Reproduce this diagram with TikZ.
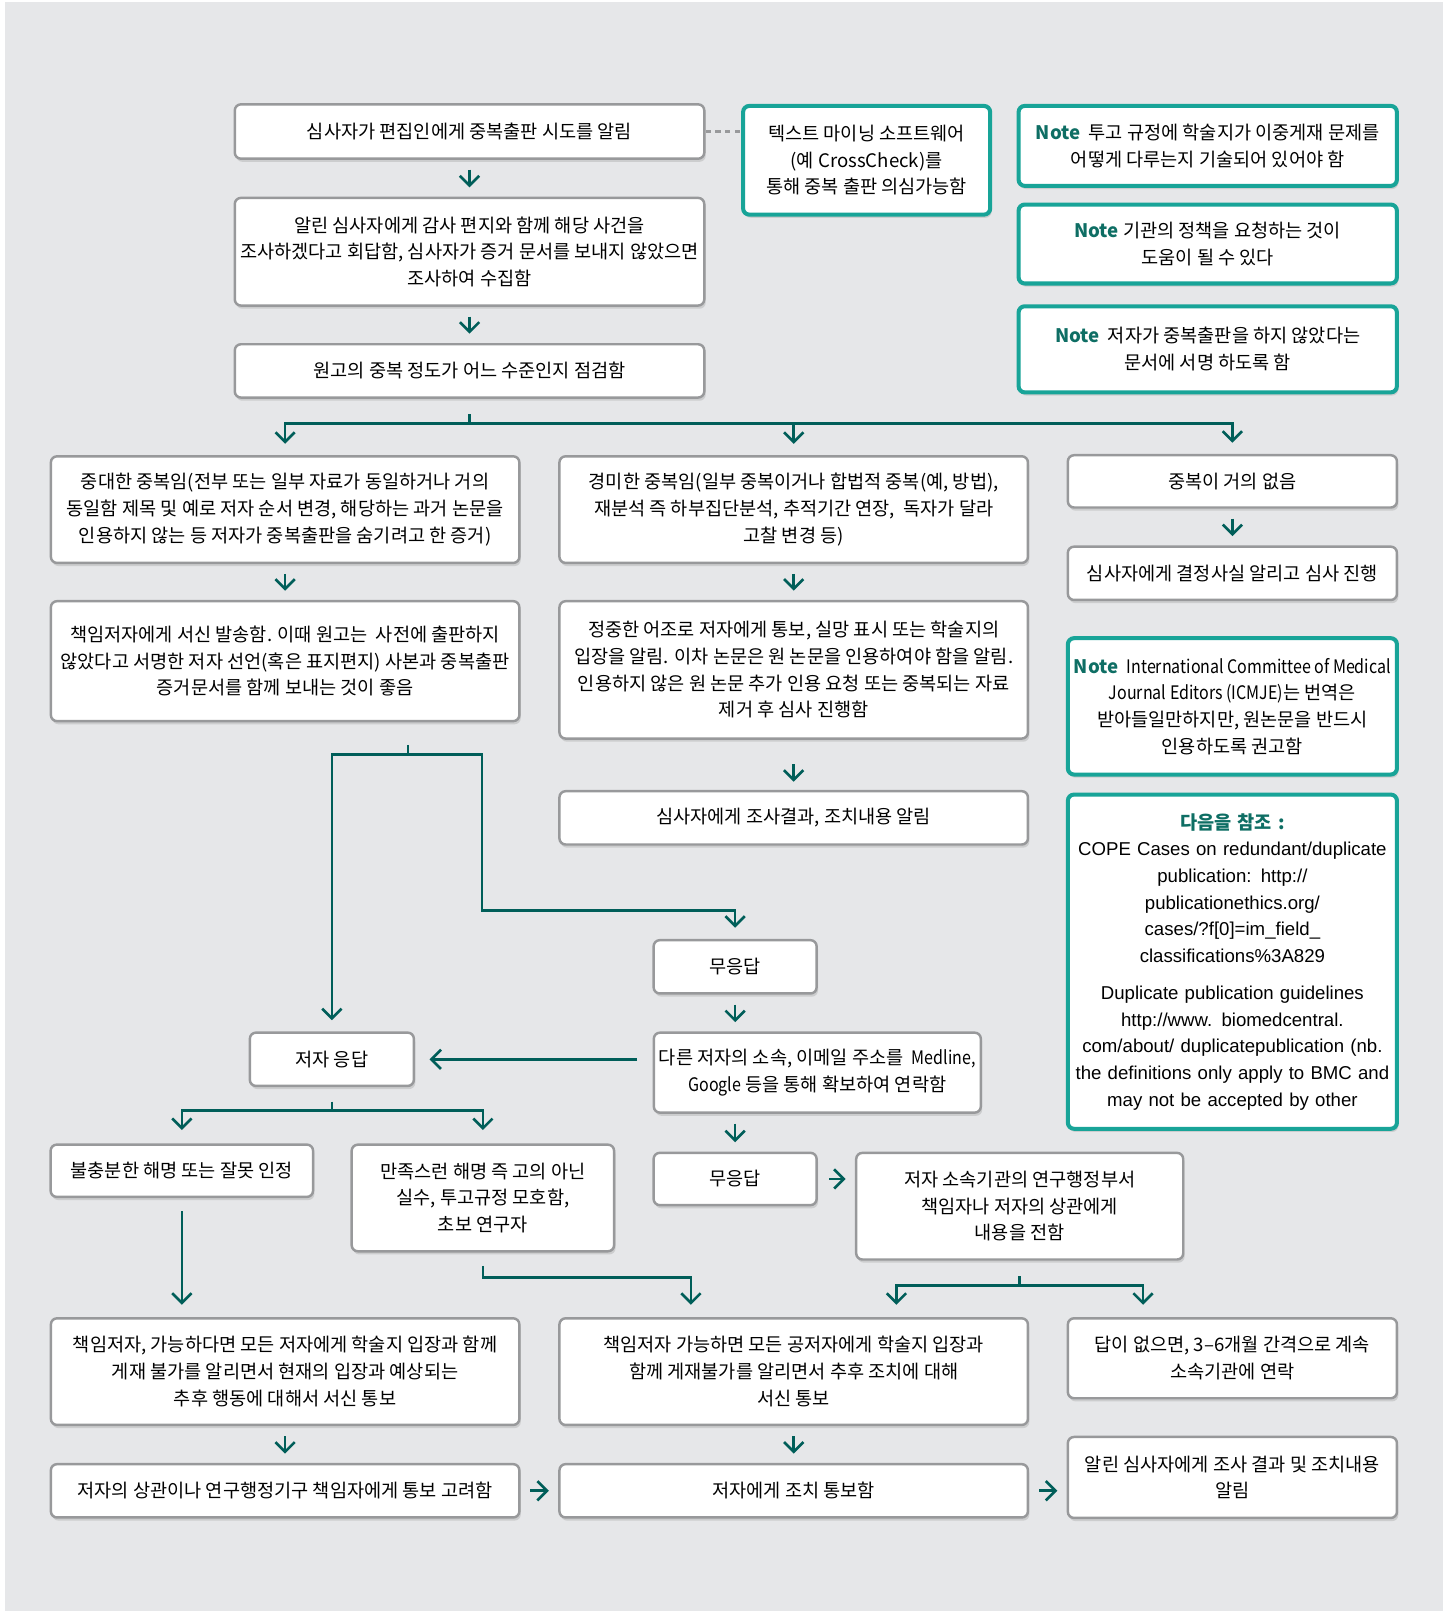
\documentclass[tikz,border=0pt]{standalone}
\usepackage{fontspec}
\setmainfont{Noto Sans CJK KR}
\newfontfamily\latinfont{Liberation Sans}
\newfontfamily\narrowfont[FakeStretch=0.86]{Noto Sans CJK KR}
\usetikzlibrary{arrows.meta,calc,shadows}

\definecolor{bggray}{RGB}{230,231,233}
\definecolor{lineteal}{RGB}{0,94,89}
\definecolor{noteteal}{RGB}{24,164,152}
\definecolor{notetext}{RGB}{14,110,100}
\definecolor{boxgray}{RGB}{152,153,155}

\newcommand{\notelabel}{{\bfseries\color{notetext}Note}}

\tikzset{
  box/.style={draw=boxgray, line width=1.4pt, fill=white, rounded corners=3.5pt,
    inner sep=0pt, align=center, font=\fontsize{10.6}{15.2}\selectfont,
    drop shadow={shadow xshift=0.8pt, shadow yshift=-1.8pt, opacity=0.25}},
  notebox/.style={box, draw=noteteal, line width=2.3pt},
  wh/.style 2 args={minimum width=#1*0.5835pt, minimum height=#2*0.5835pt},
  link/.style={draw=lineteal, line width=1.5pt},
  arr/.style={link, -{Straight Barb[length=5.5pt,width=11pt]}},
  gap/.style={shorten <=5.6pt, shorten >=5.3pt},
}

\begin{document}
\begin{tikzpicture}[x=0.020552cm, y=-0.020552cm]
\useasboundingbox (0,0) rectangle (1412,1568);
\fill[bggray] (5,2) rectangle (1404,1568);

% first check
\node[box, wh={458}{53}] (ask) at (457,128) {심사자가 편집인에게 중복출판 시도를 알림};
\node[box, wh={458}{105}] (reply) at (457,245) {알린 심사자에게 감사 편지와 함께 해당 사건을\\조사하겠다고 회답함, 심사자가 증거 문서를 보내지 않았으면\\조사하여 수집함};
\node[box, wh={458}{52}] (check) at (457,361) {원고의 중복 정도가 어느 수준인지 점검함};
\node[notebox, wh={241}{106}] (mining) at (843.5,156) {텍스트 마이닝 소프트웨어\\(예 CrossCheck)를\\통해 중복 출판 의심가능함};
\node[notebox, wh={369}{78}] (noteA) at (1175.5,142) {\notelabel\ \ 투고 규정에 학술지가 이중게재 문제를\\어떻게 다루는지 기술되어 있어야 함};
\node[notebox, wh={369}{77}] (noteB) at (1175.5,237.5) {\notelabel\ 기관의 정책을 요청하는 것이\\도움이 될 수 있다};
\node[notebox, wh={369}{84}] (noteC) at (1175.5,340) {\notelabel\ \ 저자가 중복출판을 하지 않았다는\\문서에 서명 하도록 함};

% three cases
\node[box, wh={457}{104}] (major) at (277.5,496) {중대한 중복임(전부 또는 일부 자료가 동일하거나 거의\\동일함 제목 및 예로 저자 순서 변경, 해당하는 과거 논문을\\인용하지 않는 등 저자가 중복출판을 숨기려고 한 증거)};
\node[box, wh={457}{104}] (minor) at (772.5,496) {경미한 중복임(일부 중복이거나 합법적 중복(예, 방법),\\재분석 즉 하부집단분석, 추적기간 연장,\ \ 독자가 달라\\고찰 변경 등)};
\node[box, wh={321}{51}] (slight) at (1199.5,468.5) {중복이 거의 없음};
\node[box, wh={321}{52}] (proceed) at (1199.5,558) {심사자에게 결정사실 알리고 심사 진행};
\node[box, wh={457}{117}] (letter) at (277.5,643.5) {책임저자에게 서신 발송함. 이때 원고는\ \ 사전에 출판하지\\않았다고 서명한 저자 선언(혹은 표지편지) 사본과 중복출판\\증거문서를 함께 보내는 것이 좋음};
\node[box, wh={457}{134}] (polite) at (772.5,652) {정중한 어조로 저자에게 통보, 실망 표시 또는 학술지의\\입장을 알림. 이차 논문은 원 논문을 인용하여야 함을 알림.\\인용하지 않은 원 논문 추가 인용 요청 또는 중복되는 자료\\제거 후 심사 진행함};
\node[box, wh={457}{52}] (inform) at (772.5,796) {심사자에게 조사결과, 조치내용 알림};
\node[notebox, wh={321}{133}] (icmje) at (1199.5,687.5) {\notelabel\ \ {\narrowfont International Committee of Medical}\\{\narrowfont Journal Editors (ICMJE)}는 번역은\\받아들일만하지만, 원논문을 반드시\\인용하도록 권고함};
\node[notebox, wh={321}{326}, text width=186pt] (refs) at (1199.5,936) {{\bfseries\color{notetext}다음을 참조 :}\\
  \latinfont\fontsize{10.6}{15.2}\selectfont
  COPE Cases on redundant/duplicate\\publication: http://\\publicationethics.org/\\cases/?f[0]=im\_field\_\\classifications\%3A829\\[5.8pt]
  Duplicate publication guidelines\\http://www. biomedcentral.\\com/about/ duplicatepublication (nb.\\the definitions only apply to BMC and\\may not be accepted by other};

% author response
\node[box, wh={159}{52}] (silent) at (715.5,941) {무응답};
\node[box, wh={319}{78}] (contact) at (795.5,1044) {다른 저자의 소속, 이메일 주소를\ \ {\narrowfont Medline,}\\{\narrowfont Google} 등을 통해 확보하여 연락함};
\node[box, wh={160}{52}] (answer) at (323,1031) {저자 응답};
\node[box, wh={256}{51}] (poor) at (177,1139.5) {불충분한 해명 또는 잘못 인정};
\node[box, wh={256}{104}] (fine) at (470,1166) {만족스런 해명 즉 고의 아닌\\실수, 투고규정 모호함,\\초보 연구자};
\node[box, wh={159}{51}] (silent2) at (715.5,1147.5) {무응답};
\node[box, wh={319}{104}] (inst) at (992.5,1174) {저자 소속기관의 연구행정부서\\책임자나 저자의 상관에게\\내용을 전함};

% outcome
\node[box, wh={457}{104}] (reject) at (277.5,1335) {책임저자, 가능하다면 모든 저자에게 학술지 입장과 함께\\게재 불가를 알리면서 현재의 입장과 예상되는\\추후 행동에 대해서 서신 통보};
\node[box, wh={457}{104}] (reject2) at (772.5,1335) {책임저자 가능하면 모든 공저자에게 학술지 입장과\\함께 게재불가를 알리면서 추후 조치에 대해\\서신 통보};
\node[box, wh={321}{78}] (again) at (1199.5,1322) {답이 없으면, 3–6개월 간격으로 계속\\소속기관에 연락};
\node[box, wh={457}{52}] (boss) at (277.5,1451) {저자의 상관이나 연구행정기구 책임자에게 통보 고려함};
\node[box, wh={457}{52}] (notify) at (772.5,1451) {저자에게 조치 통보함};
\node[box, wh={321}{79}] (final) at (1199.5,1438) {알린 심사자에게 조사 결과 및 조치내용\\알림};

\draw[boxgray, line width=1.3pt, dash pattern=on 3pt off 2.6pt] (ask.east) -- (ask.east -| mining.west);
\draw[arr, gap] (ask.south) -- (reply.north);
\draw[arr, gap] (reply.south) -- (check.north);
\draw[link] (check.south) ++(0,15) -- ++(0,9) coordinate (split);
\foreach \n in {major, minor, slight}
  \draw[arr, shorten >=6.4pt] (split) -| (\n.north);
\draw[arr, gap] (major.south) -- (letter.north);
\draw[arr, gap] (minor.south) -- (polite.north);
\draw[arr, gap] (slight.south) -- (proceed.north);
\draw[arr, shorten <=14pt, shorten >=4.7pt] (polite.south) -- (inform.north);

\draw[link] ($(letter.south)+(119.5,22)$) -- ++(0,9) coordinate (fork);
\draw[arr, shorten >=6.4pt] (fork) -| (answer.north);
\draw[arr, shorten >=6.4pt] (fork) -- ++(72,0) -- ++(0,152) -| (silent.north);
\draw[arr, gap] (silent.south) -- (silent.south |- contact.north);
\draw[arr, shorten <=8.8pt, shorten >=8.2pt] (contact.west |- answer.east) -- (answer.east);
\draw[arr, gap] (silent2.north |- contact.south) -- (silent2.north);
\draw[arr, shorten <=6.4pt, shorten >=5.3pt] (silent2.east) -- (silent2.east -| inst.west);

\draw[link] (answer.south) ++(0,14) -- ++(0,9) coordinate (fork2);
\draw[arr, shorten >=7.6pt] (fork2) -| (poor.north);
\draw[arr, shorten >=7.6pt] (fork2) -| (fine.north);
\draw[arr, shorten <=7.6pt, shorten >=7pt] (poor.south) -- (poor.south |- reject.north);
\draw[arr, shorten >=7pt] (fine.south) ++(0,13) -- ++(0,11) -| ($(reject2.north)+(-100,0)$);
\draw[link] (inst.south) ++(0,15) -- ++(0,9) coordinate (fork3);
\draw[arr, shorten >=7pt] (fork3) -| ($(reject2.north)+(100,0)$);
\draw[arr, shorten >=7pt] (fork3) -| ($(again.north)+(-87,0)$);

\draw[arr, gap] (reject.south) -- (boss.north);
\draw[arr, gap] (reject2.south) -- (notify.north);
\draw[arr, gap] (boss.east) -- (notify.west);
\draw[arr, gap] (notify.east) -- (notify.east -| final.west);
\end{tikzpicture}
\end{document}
━━━━
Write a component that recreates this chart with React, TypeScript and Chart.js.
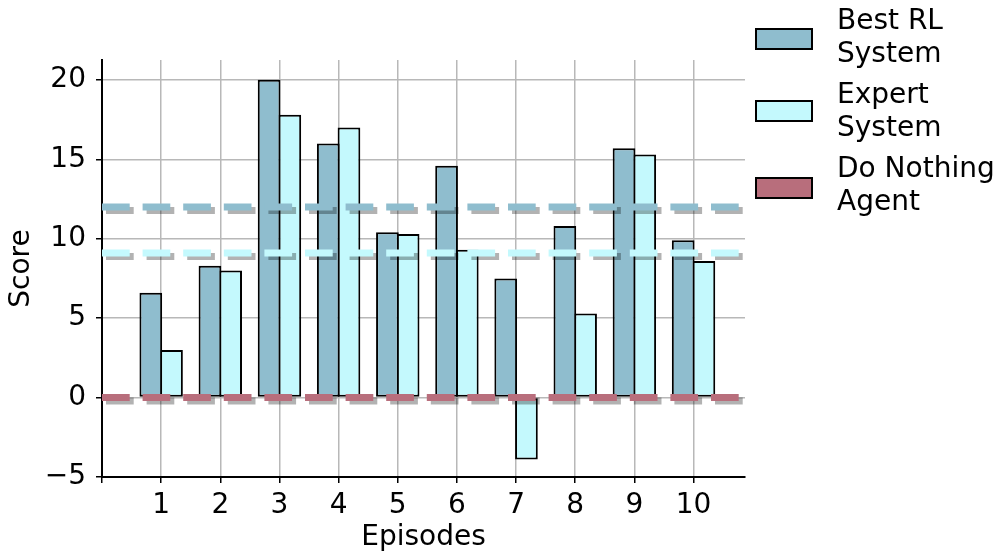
━━━━
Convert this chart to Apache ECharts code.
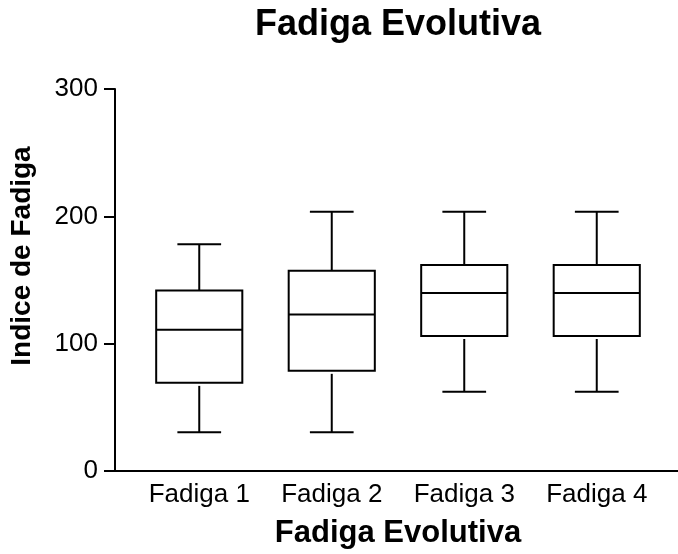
━━━━
Aim »
Print the line above containing "Reproduce this diagram with TikZ.", the line containing "(5,2) rectangle (1404,1568);", and everything between them, exactly as written. Pictures stay out.

Answer to this problem »
Reproduce this diagram with TikZ.
\documentclass[tikz,border=0pt]{standalone}
\usepackage{fontspec}
\setmainfont{Noto Sans CJK KR}
\newfontfamily\latinfont{Liberation Sans}
\newfontfamily\narrowfont[FakeStretch=0.86]{Noto Sans CJK KR}
\usetikzlibrary{arrows.meta,calc,shadows}

\definecolor{bggray}{RGB}{230,231,233}
\definecolor{lineteal}{RGB}{0,94,89}
\definecolor{noteteal}{RGB}{24,164,152}
\definecolor{notetext}{RGB}{14,110,100}
\definecolor{boxgray}{RGB}{152,153,155}

\newcommand{\notelabel}{{\bfseries\color{notetext}Note}}

\tikzset{
  box/.style={draw=boxgray, line width=1.4pt, fill=white, rounded corners=3.5pt,
    inner sep=0pt, align=center, font=\fontsize{10.6}{15.2}\selectfont,
    drop shadow={shadow xshift=0.8pt, shadow yshift=-1.8pt, opacity=0.25}},
  notebox/.style={box, draw=noteteal, line width=2.3pt},
  wh/.style 2 args={minimum width=#1*0.5835pt, minimum height=#2*0.5835pt},
  link/.style={draw=lineteal, line width=1.5pt},
  arr/.style={link, -{Straight Barb[length=5.5pt,width=11pt]}},
  gap/.style={shorten <=5.6pt, shorten >=5.3pt},
}

\begin{document}
\begin{tikzpicture}[x=0.020552cm, y=-0.020552cm]
\useasboundingbox (0,0) rectangle (1412,1568);
\fill[bggray] (5,2) rectangle (1404,1568);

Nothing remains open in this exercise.